The Grid 03 January 2018
The Grid is a book by Gretchen Bakke about the American electrical grid. Overall I found it pretty informative, though it’s very American centric and spends a lot more time delving into the history and politics of the American grid than I was interested in knowing. To be fair it’s a tricky balance to get right as this complex history goes a long way to explaining the grid in America in its current form and why it will be so hard to change.
These origins also go a long way to explaining why it’s not well suited to the variable renewable sources that are being added today. There are regulations and laws in place that complicate the addition of these new sources even further; ranging from laws to protect the environment to rules intended to ensure public investment is used as intended, often with unintended and detrimental consequences. Overall it’s a balancing act to try to keep the supply in balance with the demand and a very limited timeframe in which to respond to changes to either. The addition of a reliable and large scale energy store would greatly relieve many of the issues that exist today but nothing at the scale required currently exists.
An electric grid works by separating electrons (negative) from their atoms (positive) and providing them a route over wires to get back together. We add resistance into this route:
- Produce heat
- In an electric motor to produce rotation in a magnetic field which is then connected into mechanical power
Voltage gives us a measure of the potential a circuit has, the work that electrons can reliably perform as they make their way through the circuit. Our machines expect a constant voltage. Too much voltage will cause everything in the system to overheat and destroy itself, too little and it will fail to perform.

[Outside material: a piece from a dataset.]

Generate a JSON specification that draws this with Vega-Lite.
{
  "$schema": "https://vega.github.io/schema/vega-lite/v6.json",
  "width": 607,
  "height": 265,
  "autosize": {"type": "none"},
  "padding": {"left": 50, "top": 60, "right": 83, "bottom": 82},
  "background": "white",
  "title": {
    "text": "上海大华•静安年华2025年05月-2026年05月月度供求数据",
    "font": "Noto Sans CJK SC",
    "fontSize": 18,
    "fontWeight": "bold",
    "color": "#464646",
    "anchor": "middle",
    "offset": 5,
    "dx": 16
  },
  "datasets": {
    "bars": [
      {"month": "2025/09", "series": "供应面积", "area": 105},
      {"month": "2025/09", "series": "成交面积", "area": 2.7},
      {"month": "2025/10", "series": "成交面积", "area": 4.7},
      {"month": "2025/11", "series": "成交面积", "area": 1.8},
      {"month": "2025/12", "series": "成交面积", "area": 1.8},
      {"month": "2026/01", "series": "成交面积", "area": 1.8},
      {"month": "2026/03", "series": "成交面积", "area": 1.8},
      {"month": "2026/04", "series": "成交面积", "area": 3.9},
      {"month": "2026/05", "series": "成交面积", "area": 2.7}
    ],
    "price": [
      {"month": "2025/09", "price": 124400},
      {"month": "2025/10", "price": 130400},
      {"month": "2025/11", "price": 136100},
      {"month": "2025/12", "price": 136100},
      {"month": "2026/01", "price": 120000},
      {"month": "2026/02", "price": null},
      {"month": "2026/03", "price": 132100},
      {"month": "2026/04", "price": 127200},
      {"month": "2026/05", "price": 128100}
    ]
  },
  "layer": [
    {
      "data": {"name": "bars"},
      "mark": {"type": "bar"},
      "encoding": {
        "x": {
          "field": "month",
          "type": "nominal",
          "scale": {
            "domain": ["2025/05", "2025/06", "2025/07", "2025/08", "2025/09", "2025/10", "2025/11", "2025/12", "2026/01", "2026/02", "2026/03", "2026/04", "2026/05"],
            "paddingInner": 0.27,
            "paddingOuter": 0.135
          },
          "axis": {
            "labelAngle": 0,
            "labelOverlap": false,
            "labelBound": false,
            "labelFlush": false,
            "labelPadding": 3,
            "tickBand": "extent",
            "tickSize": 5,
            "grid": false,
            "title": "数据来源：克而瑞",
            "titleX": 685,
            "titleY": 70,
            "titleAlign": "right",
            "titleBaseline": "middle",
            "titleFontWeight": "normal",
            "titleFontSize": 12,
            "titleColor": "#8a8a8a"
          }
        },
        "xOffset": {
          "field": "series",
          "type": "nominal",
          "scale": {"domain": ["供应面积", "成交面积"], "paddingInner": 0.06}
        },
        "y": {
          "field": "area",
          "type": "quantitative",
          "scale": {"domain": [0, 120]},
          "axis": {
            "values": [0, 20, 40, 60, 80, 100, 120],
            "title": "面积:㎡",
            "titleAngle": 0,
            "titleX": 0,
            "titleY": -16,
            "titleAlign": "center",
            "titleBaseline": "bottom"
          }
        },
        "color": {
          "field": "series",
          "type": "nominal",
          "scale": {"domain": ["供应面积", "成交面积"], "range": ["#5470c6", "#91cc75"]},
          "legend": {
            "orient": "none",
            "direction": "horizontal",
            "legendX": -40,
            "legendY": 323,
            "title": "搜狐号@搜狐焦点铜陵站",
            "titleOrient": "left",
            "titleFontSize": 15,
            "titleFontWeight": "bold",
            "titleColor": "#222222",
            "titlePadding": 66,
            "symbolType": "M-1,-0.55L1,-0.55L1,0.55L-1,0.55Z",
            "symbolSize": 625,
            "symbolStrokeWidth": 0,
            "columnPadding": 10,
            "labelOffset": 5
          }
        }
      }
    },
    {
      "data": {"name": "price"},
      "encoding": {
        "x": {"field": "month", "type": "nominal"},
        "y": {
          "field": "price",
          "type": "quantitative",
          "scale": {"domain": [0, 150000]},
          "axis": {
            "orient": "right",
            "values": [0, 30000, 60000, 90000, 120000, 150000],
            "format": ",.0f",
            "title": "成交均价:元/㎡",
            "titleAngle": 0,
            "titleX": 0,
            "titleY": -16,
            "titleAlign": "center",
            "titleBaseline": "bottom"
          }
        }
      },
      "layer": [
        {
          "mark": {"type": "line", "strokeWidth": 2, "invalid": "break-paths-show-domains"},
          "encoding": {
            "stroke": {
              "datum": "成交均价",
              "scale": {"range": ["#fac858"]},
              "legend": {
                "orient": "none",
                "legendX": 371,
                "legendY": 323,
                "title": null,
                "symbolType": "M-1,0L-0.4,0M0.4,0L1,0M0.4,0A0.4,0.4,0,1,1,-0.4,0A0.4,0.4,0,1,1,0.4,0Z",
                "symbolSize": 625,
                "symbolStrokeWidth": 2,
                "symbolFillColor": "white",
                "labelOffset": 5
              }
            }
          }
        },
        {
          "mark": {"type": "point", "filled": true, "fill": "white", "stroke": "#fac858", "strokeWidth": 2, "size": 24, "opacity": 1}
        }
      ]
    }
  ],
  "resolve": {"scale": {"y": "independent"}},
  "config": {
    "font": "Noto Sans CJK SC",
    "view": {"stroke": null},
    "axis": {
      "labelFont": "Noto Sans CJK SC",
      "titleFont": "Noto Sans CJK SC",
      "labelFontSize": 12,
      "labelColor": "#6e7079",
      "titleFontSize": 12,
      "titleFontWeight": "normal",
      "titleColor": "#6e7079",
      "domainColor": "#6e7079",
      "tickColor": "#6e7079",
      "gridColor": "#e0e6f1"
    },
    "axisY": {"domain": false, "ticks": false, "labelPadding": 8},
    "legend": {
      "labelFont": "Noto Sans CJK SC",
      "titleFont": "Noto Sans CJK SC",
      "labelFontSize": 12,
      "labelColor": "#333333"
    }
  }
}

Direct Current uses a set voltage set at the dynamo (converts mechanical energy into electrical) and can’t travel far. AC on the other hand can be stepped up to a much higher voltage using a transformer allowing it to travel much further. AC uses bidirectional waves while DC only travels in one direction. This means that AC briefly stops when changing direction but this is typically so fast that it’s not noticed. AC can also be sent in phases meaning that more than one wave can be travelling at the same time.
Micro and Nano Grids
Micro grids are a relatively new concept where larger institutions run their own grids, that during normal times act as part of the greater macro grid. The advantage is that because they are self contained, during a crisis when the macro grids goes down, they can be disconnected to operate independently. Thus the main grid continues to operate as normal during the good times but the micro grids add resiliency during times of crisis.

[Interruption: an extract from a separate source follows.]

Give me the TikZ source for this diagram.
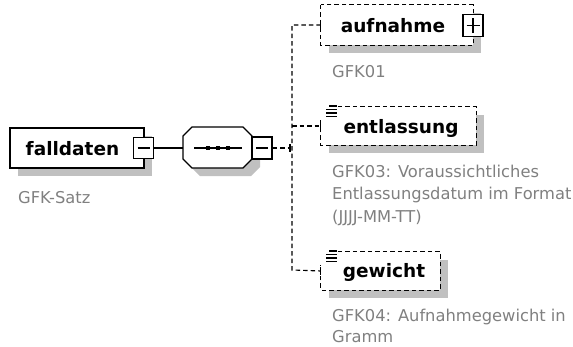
\documentclass[tikz,border=0pt]{standalone}
\usepackage{fontspec}
\setmainfont{DejaVu Sans}
\definecolor{shadowgrey}{HTML}{C0C0C0}
\definecolor{notegrey}{HTML}{808080}
\begin{document}
\begin{tikzpicture}[x=1pt,y=1pt,
  shadowfill/.style={fill=shadowgrey, draw=none},
  solidbox/.style={draw=black, fill=white, line width=1.4pt, inner sep=0pt},
  optfill/.style={draw=none, fill=white, inner sep=0pt},
  boxdash/.style={draw=black, line width=1.1pt, dash pattern=on 4.5pt off 3pt},
  tog/.style={draw=black, fill=white, line width=1.1pt, inner sep=0pt, minimum width=20pt, minimum height=21pt},
  conn/.style={line width=1.1pt, dash pattern=on 4.5pt off 3pt},
  solidconn/.style={line width=1.1pt},
  lbl/.style={font=\fontsize{18.5}{22}\selectfont\bfseries, anchor=base, inner sep=0pt},
  note/.style={font=\fontsize{16.3}{22.5}\selectfont, text=notegrey, anchor=base west, inner sep=0pt}
]
\useasboundingbox (0,0) rectangle (573,-346);

% ---------- falldaten ----------
\fill[shadowfill] (18,-136) rectangle (152,-176);
\node[solidbox, minimum width=134pt, minimum height=40pt] (falldaten) at (77,-148) {};
\node[lbl] (falldatenlbl) at (72.5,-155) {falldaten};
\node[tog] (fminus) at (143.5,-148) {};
\draw[line width=1.1pt] ([xshift=-6pt]fminus.center) -- ([xshift=6pt]fminus.center);
\node[note] (gfksatz) at (18,-203) {GFK-Satz};

% ---------- sequence compositor ----------
\fill[shadowfill] (200,-135) -- (251,-135) -- (260,-144) -- (260,-167) -- (251,-176) -- (200,-176) -- (191,-167) -- (191,-144) -- cycle;
\draw[fill=white, line width=1.3pt] (192,-127) -- (243,-127) -- (252,-136) -- (252,-159) -- (243,-168) -- (192,-168) -- (183,-159) -- (183,-136) -- cycle;
\coordinate (seqW) at (183,-148);
\draw[line width=1.1pt] (194,-148) -- (242,-148);
\foreach \xx in {208,218,228} \fill (\xx-2.3,-150.3) rectangle (\xx+2.3,-145.7);
\node[tog, minimum height=22pt] (sminus) at (262,-148) {};
\draw[line width=1.1pt] ([xshift=-6pt]sminus.center) -- ([xshift=6pt]sminus.center);
\draw[solidconn] (fminus.east) -- (seqW);

% ---------- aufnahme ----------
\fill[shadowfill] (329,-13) rectangle (481,-53);
\node[optfill, minimum width=152pt, minimum height=40pt] (aufn) at (397,-25) {};
\draw[boxdash] (aufn.north west) rectangle (aufn.south east);
\node[lbl] (aufnlbl) at (393,-32) {aufnahme};
\node[tog, minimum height=22pt] (aplus) at (473,-25.5) {};
\draw[line width=1.1pt] ([xshift=-6.5pt]aplus.center) -- ([xshift=6.5pt]aplus.center);
\draw[line width=1.1pt] ([yshift=-7.5pt]aplus.center) -- ([yshift=7.5pt]aplus.center);
\node[note] (gfk01) at (332,-77) {GFK01};

% ---------- entlassung ----------
\fill[shadowfill] (329,-115) rectangle (484,-153);
\node[optfill, minimum width=155pt, minimum height=38pt] (entl) at (398.5,-126) {};
\draw[boxdash] ([xshift=17pt]entl.north west) -- (entl.north east) -- (entl.south east) -- (entl.south west) -- ([yshift=-13pt]entl.north west);
\foreach \yy/\xa in {106/329,109.5/326,113/326,116.5/326} \draw[line width=1.1pt] (\xa,-\yy) -- (336.5,-\yy);
\node[lbl] (entllbl) at (401,-133) {entlassung};
\node[note] (gfk03a) at (332,-177) {GFK03: Voraussichtliches};
\node[note] (gfk03b) at (332,-199.5) {Entlassungsdatum im Format};
\node[note] (gfk03c) at (332,-222) {(JJJJ-MM-TT)};

% ---------- gewicht ----------
\fill[shadowfill] (329,-260) rectangle (448,-298);
\node[optfill, minimum width=119pt, minimum height=38pt] (gew) at (380.5,-271) {};
\draw[boxdash] ([xshift=17pt]gew.north west) -- (gew.north east) -- (gew.south east) -- (gew.south west) -- ([yshift=-13pt]gew.north west);
\foreach \yy/\xa in {251/329,254.5/326,258/326,261.5/326} \draw[line width=1.1pt] (\xa,-\yy) -- (336.5,-\yy);
\node[lbl] (gewlbl) at (384,-277) {gewicht};
\node[note] (gfk04a) at (332,-321) {GFK04: Aufnahmegewicht in};
\node[note] (gfk04b) at (332,-342) {Gramm};

% ---------- connectors ----------
\coordinate (vtop) at (292,-25);
\coordinate (vmid) at (292,-126);
\coordinate (vjoin) at (290,-148);
\coordinate (vbot) at (292,-270);
\draw[conn] (aufn.west) -- (vtop) -- (vbot) -- (gew.west);
\draw[conn] (vmid) -- (entl.west);
\draw[conn] (sminus.east) -- (vjoin);
\draw[solidconn] ([yshift=4pt]vjoin) -- ([yshift=-4pt]vjoin);
\foreach \nn in {aufn,entl,gew} \draw[solidconn] ([yshift=4pt]\nn.west) -- ([yshift=-4pt]\nn.west);
\end{tikzpicture}
\end{document}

Nano grids on the other hand are small privately owned power sources, such as PV attached to a house, that potentially allow them to be entirely disconnected from the macro grid.
“Demand side” refers to the ability to control consumption by the consumers. Enabled by smart metres, it can be performed by adjusting the thermostat or turning off power intensive appliances during peak load.
Smart metres provide a number of useful functions:
- Help utilities know when they need to deploy linemen because of an outage
- Predict energy usage and peaks
- Enable “demand-response”
I enjoyed the early chapters the most where the basics of the grid were covered. The middle chapters were focused mainly on the history of the American grid and dragged on for a bit. It picked again towards the end when looking to the future and how the grid might look and the types of opportunities and technologies that are becoming available.
The chapter on storage was interesting. I particularly liked the idea of using electric cars as a means of storage, even if it’s not practical with the current technology you can see the potential.
Overall it’s a worthwhile read full of useful information that makes you think about where the future of energy is going and the opportunities that are becoming available.